One of your employees hasn’t come to work for the past few days, and his or her manager has not been notified of the reason for their absence. By the third day, without any luck contacting the individual, you must assume your employee has walked off the job. Your immediate thought is to hire another employee to fill the now-empty role. But instead, you need to focus on another, more important issue.
You must document their departure. If not, you’ll lose at the unemployment office.
If you fail to properly document the exit of your employee, you are in danger of losing more than just a member of your workforce. There are many loopholes that may allow your employee to claim unemployment benefits, which could force you to pay higher taxes.

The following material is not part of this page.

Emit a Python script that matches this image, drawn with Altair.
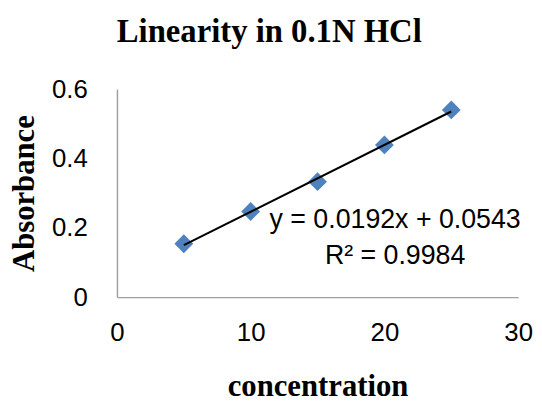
import altair as alt
import pandas as pd

concentration = [5, 10, 15, 20, 25]
absorbance = [0.154, 0.247, 0.333, 0.439, 0.540]

eq_labels = ["y = 0.0192x + 0.0543", "R² = 0.9984"]
eq_x = [20.8, 20.8]
eq_y = [0.222, 0.117]

x_ticks = [0, 10, 20, 30]
y_ticks = [0, 0.2, 0.4, 0.6]

df = pd.DataFrame({"concentration": concentration, "absorbance": absorbance})
eq_df = pd.DataFrame({"label": eq_labels, "x": eq_x, "y": eq_y})

x_scale = alt.Scale(domain=[0, 30], nice=False, zero=False)
y_scale = alt.Scale(domain=[0, 0.6], nice=False, zero=False)

x_axis = alt.Axis(
    title="concentration", values=x_ticks, grid=False, ticks=False,
    domainColor="#a0a0a0", domainWidth=1.5,
    labelFont="Liberation Sans", labelFontSize=26, labelColor="#000000",
    labelPadding=23, labelFlush=False,
    titleFont="Liberation Serif", titleFontSize=31, titleFontWeight="bold",
    titleColor="#000000", titlePadding=26,
)
y_axis = alt.Axis(
    title="Absorbance", values=y_ticks, grid=False, ticks=False,
    domainColor="#a0a0a0", domainWidth=1.5,
    labelFont="Liberation Sans", labelFontSize=26, labelColor="#000000",
    labelPadding=30, labelFlush=False, format="~g",
    titleFont="Liberation Serif", titleFontSize=31, titleFontWeight="bold",
    titleColor="#000000", titlePadding=11,
)

base = alt.Chart(df)

points = base.mark_point(
    shape="diamond", filled=True, size=360, color="#4F81BD", opacity=1
).encode(
    x=alt.X("concentration:Q", scale=x_scale, axis=x_axis),
    y=alt.Y("absorbance:Q", scale=y_scale, axis=y_axis),
)

trend = base.transform_regression(
    "concentration", "absorbance", method="linear"
).mark_line(color="#000000", strokeWidth=2).encode(
    x=alt.X("concentration:Q", scale=x_scale),
    y=alt.Y("absorbance:Q", scale=y_scale),
)

eq_text = alt.Chart(eq_df).mark_text(
    font="Liberation Sans", fontSize=27, color="#000000", align="center", baseline="middle"
).encode(
    x=alt.X("x:Q", scale=x_scale),
    y=alt.Y("y:Q", scale=y_scale),
    text="label:N",
)

chart = alt.layer(points, trend, eq_text).properties(
    width=405,
    height=210,
    background="#ffffff",
    title=alt.TitleParams(
        "Linearity in 0.1N HCl", font="Liberation Serif", fontSize=33,
        fontWeight="bold", color="#000000", anchor="start", offset=28, dx=109,
    ),
    autosize=alt.AutoSizeParams(type="none"),
    padding={"left": 110, "top": 80, "right": 16, "bottom": 104},
).configure_view(stroke="transparent", strokeWidth=0)

chart.save("out.html", embed_options={"renderer": "svg", "actions": False})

You must be prepared for quick action and clearly document that the employee walked off the job voluntarily, disqualifying that employee from unemployment benefits. You must take immediate action; otherwise, the employee may be entitled to collect unemployment insurance. If the employee quits, files for unemployment benefits and wins, it is because you have no documentation. And the result will be a higher rate of unemployment insurances taxes for the next three years.
When an employee walks off the job or just plain quits, you have a number of responsibilities to immediately attend to:
- Contact the employee and ask for a letter of resignation within a specific number of days. Otherwise, you, as the employer, must assume the employee quit.
- Make sure your file with all employee documentation is up-to-date, including written warnings, corrective notices, hours, etc.
- Notify your accountant that the employee quit voluntarily and should not affect your unemployment insurance tax rate.
- Be on the lookout for a notification of an unemployment-insurance claim so you can respond quickly.
Contacting your employee is the most ignored rule of unemployment insurance, and failure to do so can turn a walk-off into a layoff. If you do not contact your employee to confirm he or she voluntarily quit, the state may assume the individual was laid off because the next schedule did not assign the employee any working hours.
You must contact your employee within a certain number of days; the specific number varies by state. Some states do not have a law regarding the time (simply recommending “as soon as possible”), whereas others have very short timeframes. You must look at your individual state in order to be certain. For example, in Illinois, you must contact the employee within eight business days.
The next step is to ensure that all of your documentation is organized. All employers should have a complete collection of signed employee handbooks, performance reviews, corrective notices and warnings. You should also include a record of your attempted and/or successful contacts with the employee. This way, you will be prepared for any action the employee may or may not take.
The next contact to be made is with your accountant. If your payroll sees a decrease in the number of employees and an increase in the unemployment insurance rate, your accountant may assume this is fine. But it is important to alert your accountant that the separation was voluntary and the unemployment insurance tax rate should see no change.
Finally, be on the lookout for filed unemployment claims. If a claim is filed and denied by the office, you still need to respond with information confirming their denial. If a claim is filed and granted, you have a limited number of days to contest the claim. The number of days allowed to contest varies from state to state, as does the number of days to contact your employee. In Texas, for example, you have 14 business days to contest a claim.
In order for the matter to be resolved quickly and easily in your favor, explicit paperwork must be on file for each employee to avoid unemployment insurance claims. An employee walk-off is a trickier situation than most when analyzing unemployment insurance. If you’re well-informed about the unemployment laws in your state and have a solid documentation system, you can keep your tax rate low. However, it pays to never assume you are safe from an unemployment claim when an employee walks off the job.